The Crutch of Religion, and What We Really Want

Anyone landing on this blog can surmise that I’m a Christian. Well, I hope they can. I don't try to hide it. But if you’re not of that persuasion, truth is, my faith is no more real than yours. Even if religion is not for you, we are no different. I believe in something. You believe in something. God. Prophets. Positivity. Energy. Nature. Money. Power. Politics. Science. Culture. Entertainment. Relationships. Self. My faith drives me, moves me onward. It sustains me. So does yours.

I’ve embraced something worth living for, worth dying for. And maybe you've made the same commitment. Maybe not. When it all proves too much of a task, you might want to let it go. At times, I feel the same tug. We really aren’t any different. We’re human beings foundering in chaos, clinging to something we hope will save us, or else, denying we need saving. Either way, you and I are the same.

The Christian holds to the promise of eternal life through the forgiveness of sins and the grace offered by the gospel of Jesus Christ. The Muslim accepts one God, creator and sustainer, and wholly surrenders to God’s will. The Jew believes in the one true God of the Universe, giver of the law. Other world religions build their faith on the natural inclination of mankind to offer worship, to find purpose. Even the non-believer desires something that lasts, views life with longing eyes, seeks the meaning of it all, even if it ends in discovering there is no meaning at all.

So, my faith isn't any different than your faith, or lack thereof. We all search for  something. In my case, I took up Christianity and stuck with it. It’s a faith group, a belief system. One anybody can join. Just find yourself a good church and plug in. But if you prefer, find a good mosque, or synagogue. Or get yourself a little Buddha statue. Or something. Or worship the moon. Or join in a social movement and see if that does it for you. Plenty of those to choose from right now.

Sarcasm? Little bit. I don't mean to poke fun at religion. Here’s the thing: Clutching the crutch of religion, in the end, makes little difference. It might offer peace of mind, a better life. And moral boundaries are good for the individual and for society. But any belief system can get you there. As it is, my ideas of good and bad and right and wrong might pit against yours at start a disagreement. Or a war. It’s been known to happen.

However, while my religiosity is no better or worse than yours, the One who called me to faith is different. The power of the gospel saves a soul from hell, redeems a generation, rescues a planet, and provides a way for all people everywhere to realize true freedom, to live unburdened in the presence of their Creator. No cost. No sacrifice. The cost has been paid, the sacrifice made. The calling? I’m no different than you, except that I answered when He called me. Think He isn’t calling you?  If you’re reading this, maybe He is.

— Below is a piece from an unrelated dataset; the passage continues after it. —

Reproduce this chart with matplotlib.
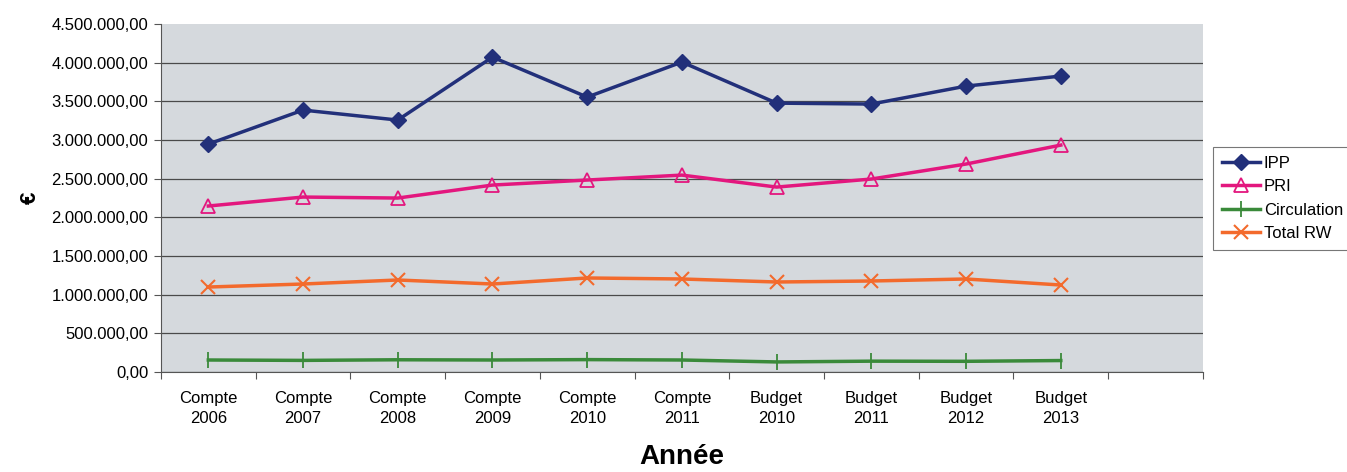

What we all want, whether we admit it or not, is love. We want to feel it and express it. But it’s always an unfulfilled dream away. It doesn’t live up to our expectations. It’s fleeting. It does not satisfy.

Only one love doesn’t disappoint, no matter who you are. Regardless of your religion, your dislike of religion, the object of your affection, or the surety of your well managed plans, this is it. As the saying goes, we’re all in this together. And this is all that matters:


 In this way the love of God was revealed to us, that God sent His only begotten Son into the world, that we might live through Him. In this is love: not that we loved God, but that He loved us and sent His Son to be the atoning sacrifice for our sins.

 I John 4: 9,10

For God so loved the world that He gave His only begotten Son, that whoever believes in Him should not perish, but have eternal life. For God did not send His Son into the world to condemn the world, but that the world through Him might be saved.